On the other branch of the case, after a very careful reading of the testimony, we are unable to say that the finding of the chancellor, in effect, that, in the purchase of the property at the first execution sale, H. I. Aday represented and acted for the Fort Smith Building Loan Association, is contrary to the preponderance of the evidence. H. I. Aday was allowed to purchase and procure a sheriff's deed thereto under the first execution without paying a penny to the sheriff or the Fort Smith Building Loan Association and without any entry being made on the books of said association concerning the transaction. When he sold it to appellee, he immediately turned the amount he received therefor over to the Fort Smith Building Loan Association. On its face, this looks as if Aday was holding the title thereto for the association, and that the association was the equitable owner thereof. The explanation of Aday and the secretary of the association is very unsatisfactory and not in accordance with ordinary business transactions. The chancellor has found in effect that Aday was a trustee for the Fort Smith Building Loan Association, and, in view of all the circumstances leading in to and surrounding the transaction, we do not regard his finding as contrary to the preponderance of the evidence.

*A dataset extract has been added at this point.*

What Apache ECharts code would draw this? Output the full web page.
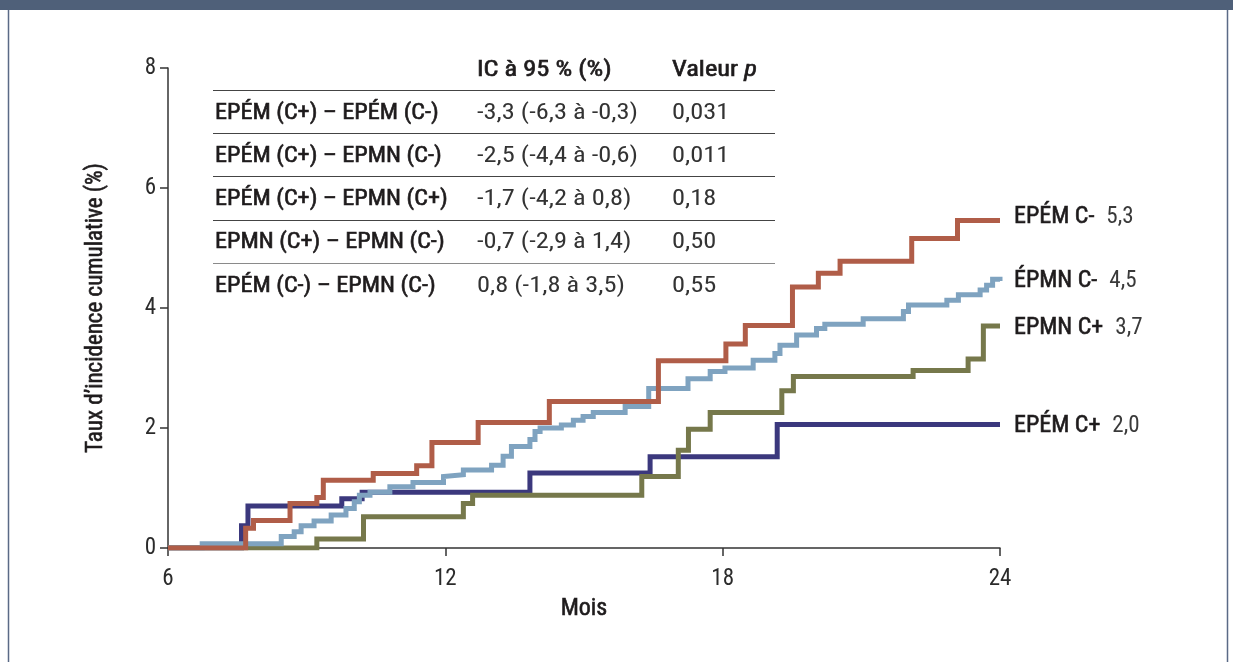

This being true, it follows that the deficiency judgment lien the Fort Smith Building Loan Association procured from the Peoples Building Loan Association merged in the title it procured at its first execution sale and passed to appellee under her quitclaim deed from Aday, the trustee or agent of the Fort Smith Building Loan Association.
The judgment in favor of appellee is therefore affirmed.